Fiction Reviews


(2018) Lynsay Sands, Gollancz, £8.99, pbk, 373pp, ISBN 978-1-473-22157-4


Twice Bitten is the 27th book in the Argeneau series of paranormal romances. I have not read any of the others, so I did not come to this one knowing anything about the characters or the world building, although the genre is not new to me.

The story centres around a female immortal called Elspeth Argeneau, who at the age of 140 has just left home for the first time. Immortals are similar to vampires in that they need blood to survive, they do not age normally, they are mostly nocturnal, and they can heal very quickly from even severe injuries and are difficult to kill. What is different about immortals is what gives them these abilities – they are infected with nanobots, tiny robots that inhabit their bodies and constantly work to repair them. The nanobots are fuelled by blood, thus driving the blood hunger of the immortals. Someone who is not immortal can be turned by being infected with the nanobots. I very much liked the idea of vampires being created through technology, but unfortunately the rest of the book fell very flat.

After leaving home, Elspeth gets a job as an enforcer, tracking down rogue immortals, and rents a flat in a house which she shares with an elderly woman, Meredith, who she immediately becomes great friends with. Elspeth’s controlling mother and twin sisters then turn up out of the blue, together with Meredith’s grandson Wyatt (positioned as Elspeth’s life-mate from the first page) and predictably chaos ensues. There are various attempts made on Elspeth’s life, most of which happen apparently at random, which lead to Elspeth spending a lot of time sitting in Meredith’s house with Wyatt and various immortal relatives. There is a subplot involving her over protective mother, who moves into the house (bringing Elspeth’s twin sisters with her) in an attempt to control Elspeth and force her to move back home. In order to resist her mother’s influence, Elspeth is forced to self-harm, something I found a bit unpleasant.

The book is intended to be fairly light and seχy in tone, but the humour doesn’t work and the chemistry between Wyatt and Elspeth didn’t really spark for me, lacking in conflict and tension. Part of the problem was that none of the characters seemed to have particularly distinct or interesting personalities and as a result, I struggled to finish the book.

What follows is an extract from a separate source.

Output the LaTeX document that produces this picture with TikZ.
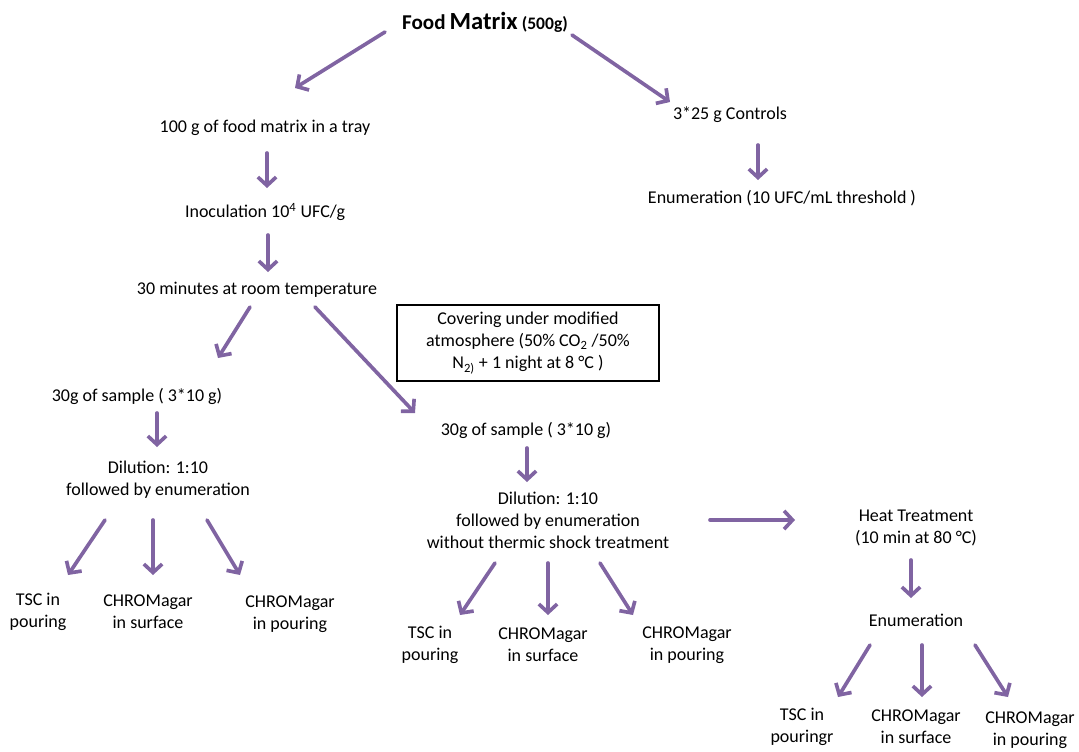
\documentclass[tikz,border=0pt]{standalone}
\usepackage{fontspec}
\setmainfont{Carlito}
\usepackage{xcolor}
\usetikzlibrary{arrows.meta}

\definecolor{flowpurple}{HTML}{8064A2}

\begin{document}
\begin{tikzpicture}[
    x=0.025cm, y=-0.025cm,
    font=\fontsize{12.8}{15.6}\selectfont,
    step label/.style={align=center, inner sep=1pt, text=black},
    cover box/.style={draw=black, line width=0.8pt, align=center, minimum width=6.55cm, minimum height=1.9cm, inner sep=2pt},
    link/.style={-{Straight Barb[length=6pt, width=13pt]}, line width=2.6pt, flowpurple, line cap=round}
]
    \useasboundingbox (0,0) rectangle (1079,751);

    % top
    \node[step label] (food) at (485,22) {{\fontsize{15}{17}\selectfont\bfseries Food} {\fontsize{17.5}{19}\selectfont\bfseries Matrix} {\fontsize{12.5}{14}\selectfont\bfseries (500g)}};
    \node[step label] (tray) at (265,128) {100 g of food matrix in a tray};
    \node[step label] (ctrl) at (730,115) {3*25 g Controls};
    \node[step label] (enumc) at (782,198) {Enumeration (10 UFC/mL threshold )};
    \node[step label] (inoc) at (265,212) {Inoculation 10\textsuperscript{4} UFC/g};
    \node[step label] (room) at (257,290) {30 minutes at room temperature};
    \node[cover box] (cover) at (528,343) {Covering under modified\\atmosphere (50\% CO\textsubscript{2} /50\%\\N\textsubscript{2)} + 1 night at 8 °C )};

    % left branch
    \node[step label] (sampA) at (137,396) {30g of sample ( 3*10 g)};
    \node[step label] (dilA) at (158,480) {Dilution: 1:10\\followed by enumeration};
    \node[step label] (tscA) at (38,612) {TSC in\\pouring};
    \node[step label] (surfA) at (148,612) {CHROMagar\\in surface};
    \node[step label] (pourA) at (290,614) {CHROMagar\\in pouring};

    % middle branch
    \node[step label] (sampB) at (526,430) {30g of sample ( 3*10 g)};
    \node[step label] (dilB) at (548,520) {Dilution: 1:10\\followed by enumeration\\without thermic shock treatment};
    \node[step label] (tscB) at (430,645) {TSC in\\pouring};
    \node[step label] (surfB) at (543,645) {CHROMagar\\in surface};
    \node[step label] (pourB) at (687,645) {CHROMagar\\in pouring};

    % heat branch
    \node[step label] (heat) at (916,528) {Heat Treatment\\(10 min at 80 °C)};
    \node[step label] (enumh) at (916,620) {Enumeration};
    \node[step label] (tscC) at (802,727) {TSC in\\pouringr};
    \node[step label] (surfC) at (916,727) {CHROMagar\\in surface};
    \node[step label] (pourC) at (1030,730) {CHROMagar\\in pouring};

    \draw[link] ([shift={(-100,10)}]food.center) -- ([shift={(30,-40)}]tray.center);
    \draw[link] ([shift={(87,13)}]food.center) -- ([shift={(-60,-13)}]ctrl.center);
    \draw[link] ([shift={(28,30)}]ctrl.center) -- ([shift={(-24,-18)}]enumc.center);
    \draw[link] ([shift={(2,25)}]tray.center) -- ([shift={(2,-24)}]inoc.center);
    \draw[link] ([shift={(3,23)}]inoc.center) -- ([shift={(11,-18)}]room.center);
    \draw[link] ([shift={(-7,17)}]room.center) -- ([shift={(81,-38)}]sampA.center);
    \draw[link] ([shift={(58,17)}]room.center) -- ([shift={(-111,-17)}]sampB.center);

    \draw[link] ([shift={(20,17)}]sampA.center) -- ([shift={(-1,-33)}]dilA.center);
    \draw[link] ([shift={(-53,40)}]dilA.center) -- ([shift={(30,-37)}]tscA.center);
    \draw[link] ([shift={(-5,40)}]dilA.center) -- ([shift={(5,-37)}]surfA.center);
    \draw[link] ([shift={(49,40)}]dilA.center) -- ([shift={(-50,-39)}]pourA.center);

    \draw[link] ([shift={(1,18)}]sampB.center) -- ([shift={(-21,-38)}]dilB.center);
    \draw[link] ([shift={(162,0)}]dilB.center) -- ([shift={(-121,-8)}]heat.center);
    \draw[link] ([shift={(-53,43)}]dilB.center) -- ([shift={(30,-30)}]tscB.center);
    \draw[link] ([shift={(0,43)}]dilB.center) -- ([shift={(5,-30)}]surfB.center);
    \draw[link] ([shift={(52,43)}]dilB.center) -- ([shift={(-54,-30)}]pourB.center);

    \draw[link] ([shift={(-5,32)}]heat.center) -- ([shift={(-5,-22)}]enumh.center);
    \draw[link] ([shift={(-46,25)}]enumh.center) -- ([shift={(36,-30)}]tscC.center);
    \draw[link] ([shift={(6,25)}]enumh.center) -- ([shift={(6,-30)}]surfC.center);
    \draw[link] ([shift={(59,25)}]enumh.center) -- ([shift={(-22,-33)}]pourC.center);
\end{tikzpicture}
\end{document}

As in most paranormal romance, the usual tropes have been woven into the story, including 'instalust' and the idea of mates for life (which the reader is supposed to believe is the case with Wyatt and Elspeth), although what made them life mates was never explained, and I found this a little disappointing. It would have been easier to believe in Elspeth and Wyatt’s connection had there been a reason for it. The book is also weighed down by repetitive speech tagging and too many scenes where nothing really happens.

This is a genre I usually enjoy, but sadly I won’t be adding the rest of this series to my TBR (to-be-read) pile.